**Extracted information:**
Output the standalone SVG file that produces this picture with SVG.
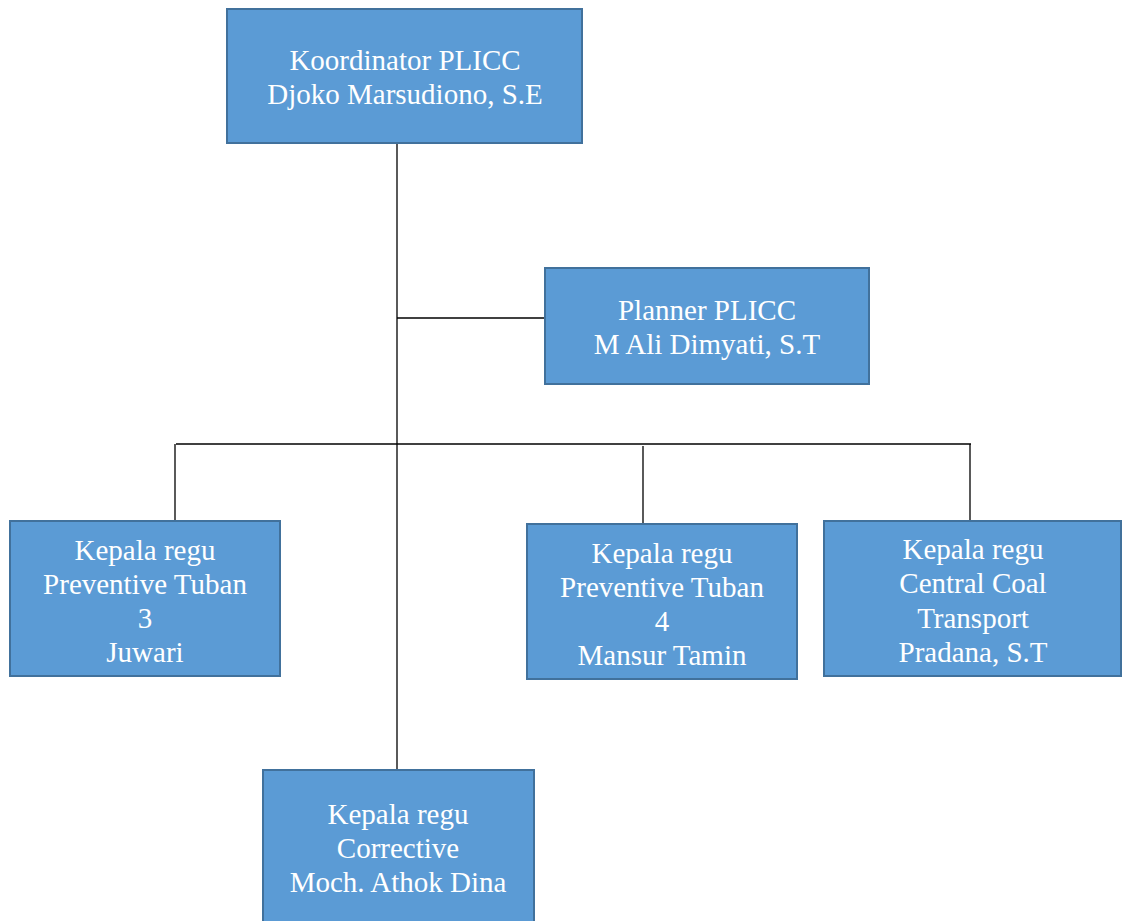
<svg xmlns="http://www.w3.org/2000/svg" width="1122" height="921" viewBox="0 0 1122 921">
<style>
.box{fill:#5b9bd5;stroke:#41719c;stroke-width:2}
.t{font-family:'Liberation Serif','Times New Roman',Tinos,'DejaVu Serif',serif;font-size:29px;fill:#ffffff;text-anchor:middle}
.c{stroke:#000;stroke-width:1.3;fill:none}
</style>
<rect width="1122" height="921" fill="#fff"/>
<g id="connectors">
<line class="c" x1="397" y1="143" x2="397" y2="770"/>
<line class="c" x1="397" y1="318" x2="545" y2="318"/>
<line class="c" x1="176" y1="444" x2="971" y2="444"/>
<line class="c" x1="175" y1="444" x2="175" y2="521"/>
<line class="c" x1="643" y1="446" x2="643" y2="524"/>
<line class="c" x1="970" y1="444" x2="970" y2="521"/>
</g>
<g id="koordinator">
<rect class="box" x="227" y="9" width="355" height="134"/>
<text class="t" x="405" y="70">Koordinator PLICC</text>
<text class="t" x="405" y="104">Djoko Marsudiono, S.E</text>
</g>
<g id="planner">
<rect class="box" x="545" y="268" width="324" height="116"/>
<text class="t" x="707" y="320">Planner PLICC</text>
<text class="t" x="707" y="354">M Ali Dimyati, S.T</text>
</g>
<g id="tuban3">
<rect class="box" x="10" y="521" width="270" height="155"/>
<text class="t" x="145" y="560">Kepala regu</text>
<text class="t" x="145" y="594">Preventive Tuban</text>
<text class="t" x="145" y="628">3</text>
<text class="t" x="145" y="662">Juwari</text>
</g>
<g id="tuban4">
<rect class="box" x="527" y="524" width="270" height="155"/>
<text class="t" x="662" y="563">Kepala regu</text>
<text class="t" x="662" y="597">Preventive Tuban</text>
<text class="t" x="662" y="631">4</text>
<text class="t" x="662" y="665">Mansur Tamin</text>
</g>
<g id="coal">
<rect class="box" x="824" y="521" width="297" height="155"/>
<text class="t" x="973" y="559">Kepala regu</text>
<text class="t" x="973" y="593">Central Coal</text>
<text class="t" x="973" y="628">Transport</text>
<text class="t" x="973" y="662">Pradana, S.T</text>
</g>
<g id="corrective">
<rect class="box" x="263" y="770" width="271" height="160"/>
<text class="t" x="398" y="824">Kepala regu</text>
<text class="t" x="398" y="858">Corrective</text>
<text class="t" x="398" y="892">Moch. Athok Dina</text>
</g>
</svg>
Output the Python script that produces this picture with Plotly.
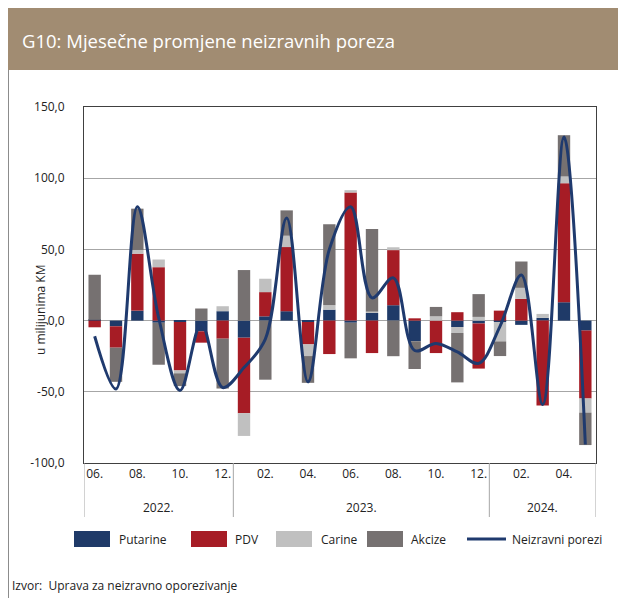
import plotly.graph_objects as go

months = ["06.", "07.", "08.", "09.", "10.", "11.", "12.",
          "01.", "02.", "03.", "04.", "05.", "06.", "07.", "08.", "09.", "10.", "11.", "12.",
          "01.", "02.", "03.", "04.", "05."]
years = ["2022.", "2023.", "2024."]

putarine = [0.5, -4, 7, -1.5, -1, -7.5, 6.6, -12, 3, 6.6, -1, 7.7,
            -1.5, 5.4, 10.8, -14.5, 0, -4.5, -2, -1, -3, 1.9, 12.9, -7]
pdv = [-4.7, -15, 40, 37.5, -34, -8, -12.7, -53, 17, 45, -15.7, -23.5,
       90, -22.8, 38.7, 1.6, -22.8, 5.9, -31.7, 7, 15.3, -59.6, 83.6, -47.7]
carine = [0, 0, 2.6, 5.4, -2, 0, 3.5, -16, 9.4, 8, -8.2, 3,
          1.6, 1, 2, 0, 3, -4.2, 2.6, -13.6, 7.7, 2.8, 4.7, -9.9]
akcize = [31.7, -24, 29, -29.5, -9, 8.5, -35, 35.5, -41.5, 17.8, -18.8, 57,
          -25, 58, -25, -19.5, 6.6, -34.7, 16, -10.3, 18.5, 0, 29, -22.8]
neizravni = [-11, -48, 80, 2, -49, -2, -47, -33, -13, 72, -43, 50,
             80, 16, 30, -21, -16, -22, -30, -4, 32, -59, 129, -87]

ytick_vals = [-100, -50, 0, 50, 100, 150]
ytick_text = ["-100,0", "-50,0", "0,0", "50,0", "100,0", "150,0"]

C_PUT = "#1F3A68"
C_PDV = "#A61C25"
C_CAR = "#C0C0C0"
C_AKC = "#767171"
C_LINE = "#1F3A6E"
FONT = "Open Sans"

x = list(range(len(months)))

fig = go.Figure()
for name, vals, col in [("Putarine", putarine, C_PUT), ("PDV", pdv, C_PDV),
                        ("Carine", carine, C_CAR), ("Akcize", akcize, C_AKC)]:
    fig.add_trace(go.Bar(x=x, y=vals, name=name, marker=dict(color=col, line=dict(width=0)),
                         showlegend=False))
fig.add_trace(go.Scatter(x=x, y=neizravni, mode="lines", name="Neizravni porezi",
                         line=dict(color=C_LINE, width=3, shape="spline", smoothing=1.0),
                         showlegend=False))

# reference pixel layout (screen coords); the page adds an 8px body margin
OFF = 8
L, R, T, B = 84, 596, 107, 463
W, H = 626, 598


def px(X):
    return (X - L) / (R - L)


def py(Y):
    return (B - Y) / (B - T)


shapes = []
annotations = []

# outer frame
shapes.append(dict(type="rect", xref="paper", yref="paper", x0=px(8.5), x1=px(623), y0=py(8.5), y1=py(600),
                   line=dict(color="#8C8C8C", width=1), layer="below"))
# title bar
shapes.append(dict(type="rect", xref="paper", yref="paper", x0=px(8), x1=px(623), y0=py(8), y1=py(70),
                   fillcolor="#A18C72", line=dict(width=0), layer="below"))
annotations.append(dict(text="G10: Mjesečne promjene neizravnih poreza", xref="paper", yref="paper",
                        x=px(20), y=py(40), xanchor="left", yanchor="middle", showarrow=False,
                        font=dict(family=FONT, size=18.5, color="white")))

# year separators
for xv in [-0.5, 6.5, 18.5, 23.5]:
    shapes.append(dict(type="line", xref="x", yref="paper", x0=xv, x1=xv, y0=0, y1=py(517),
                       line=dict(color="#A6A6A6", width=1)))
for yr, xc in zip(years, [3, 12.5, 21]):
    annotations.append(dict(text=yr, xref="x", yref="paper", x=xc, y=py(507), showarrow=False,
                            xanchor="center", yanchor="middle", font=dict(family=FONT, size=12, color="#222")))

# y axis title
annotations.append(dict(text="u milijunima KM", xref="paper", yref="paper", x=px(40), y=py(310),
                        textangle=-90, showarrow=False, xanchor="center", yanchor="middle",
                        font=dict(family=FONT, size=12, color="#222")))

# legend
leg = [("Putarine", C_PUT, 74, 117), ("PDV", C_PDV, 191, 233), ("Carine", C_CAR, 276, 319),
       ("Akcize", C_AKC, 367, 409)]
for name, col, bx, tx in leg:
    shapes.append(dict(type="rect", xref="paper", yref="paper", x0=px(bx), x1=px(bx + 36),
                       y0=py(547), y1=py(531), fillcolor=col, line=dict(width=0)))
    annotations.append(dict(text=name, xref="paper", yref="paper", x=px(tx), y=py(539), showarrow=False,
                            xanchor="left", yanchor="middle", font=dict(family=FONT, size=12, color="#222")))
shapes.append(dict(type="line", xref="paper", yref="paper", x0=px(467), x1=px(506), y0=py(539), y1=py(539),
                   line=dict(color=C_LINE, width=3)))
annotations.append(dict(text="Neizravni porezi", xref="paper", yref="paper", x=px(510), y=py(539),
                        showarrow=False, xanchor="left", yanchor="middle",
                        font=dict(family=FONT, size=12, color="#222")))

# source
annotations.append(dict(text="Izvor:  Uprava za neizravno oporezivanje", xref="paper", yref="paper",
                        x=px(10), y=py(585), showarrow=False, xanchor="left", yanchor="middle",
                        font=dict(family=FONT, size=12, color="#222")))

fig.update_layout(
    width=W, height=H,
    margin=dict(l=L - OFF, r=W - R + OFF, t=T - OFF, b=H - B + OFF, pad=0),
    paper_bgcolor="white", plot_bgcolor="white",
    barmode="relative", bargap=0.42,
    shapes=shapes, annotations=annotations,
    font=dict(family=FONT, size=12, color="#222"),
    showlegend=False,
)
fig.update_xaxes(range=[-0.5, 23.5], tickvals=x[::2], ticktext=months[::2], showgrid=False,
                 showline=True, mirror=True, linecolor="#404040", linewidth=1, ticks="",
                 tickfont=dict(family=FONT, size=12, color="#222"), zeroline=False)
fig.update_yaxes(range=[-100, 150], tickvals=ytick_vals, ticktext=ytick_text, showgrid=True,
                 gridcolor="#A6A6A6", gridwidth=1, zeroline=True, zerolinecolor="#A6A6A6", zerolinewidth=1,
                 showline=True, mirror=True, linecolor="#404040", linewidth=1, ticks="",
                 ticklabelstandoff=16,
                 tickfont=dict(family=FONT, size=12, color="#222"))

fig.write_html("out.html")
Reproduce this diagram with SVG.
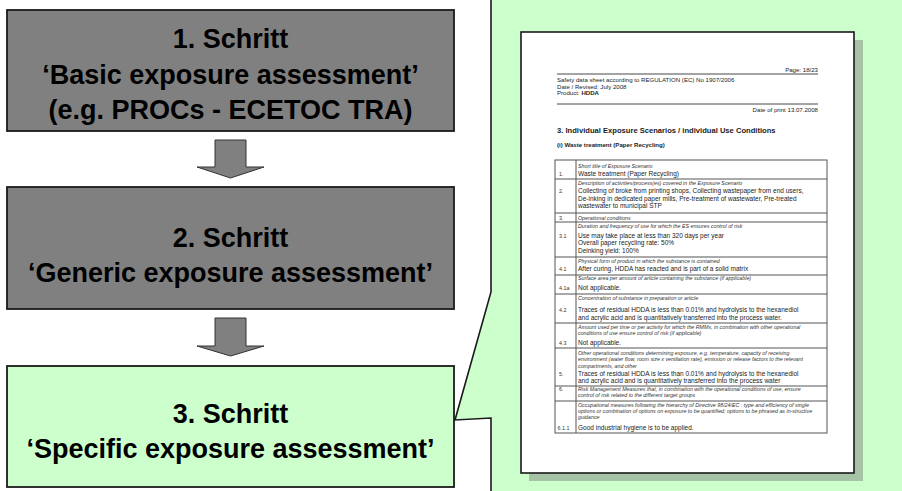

**What you need to do:**
Reproduce exactly the lines above starting at the line containing "Output the Python" and ending at the line containing "-59, 129, -87]", including both, but not the pictures.

**Exercise solution:**
Output the Python script that produces this picture with Plotly.
import plotly.graph_objects as go

months = ["06.", "07.", "08.", "09.", "10.", "11.", "12.",
          "01.", "02.", "03.", "04.", "05.", "06.", "07.", "08.", "09.", "10.", "11.", "12.",
          "01.", "02.", "03.", "04.", "05."]
years = ["2022.", "2023.", "2024."]

putarine = [0.5, -4, 7, -1.5, -1, -7.5, 6.6, -12, 3, 6.6, -1, 7.7,
            -1.5, 5.4, 10.8, -14.5, 0, -4.5, -2, -1, -3, 1.9, 12.9, -7]
pdv = [-4.7, -15, 40, 37.5, -34, -8, -12.7, -53, 17, 45, -15.7, -23.5,
       90, -22.8, 38.7, 1.6, -22.8, 5.9, -31.7, 7, 15.3, -59.6, 83.6, -47.7]
carine = [0, 0, 2.6, 5.4, -2, 0, 3.5, -16, 9.4, 8, -8.2, 3,
          1.6, 1, 2, 0, 3, -4.2, 2.6, -13.6, 7.7, 2.8, 4.7, -9.9]
akcize = [31.7, -24, 29, -29.5, -9, 8.5, -35, 35.5, -41.5, 17.8, -18.8, 57,
          -25, 58, -25, -19.5, 6.6, -34.7, 16, -10.3, 18.5, 0, 29, -22.8]
neizravni = [-11, -48, 80, 2, -49, -2, -47, -33, -13, 72, -43, 50,
             80, 16, 30, -21, -16, -22, -30, -4, 32, -59, 129, -87]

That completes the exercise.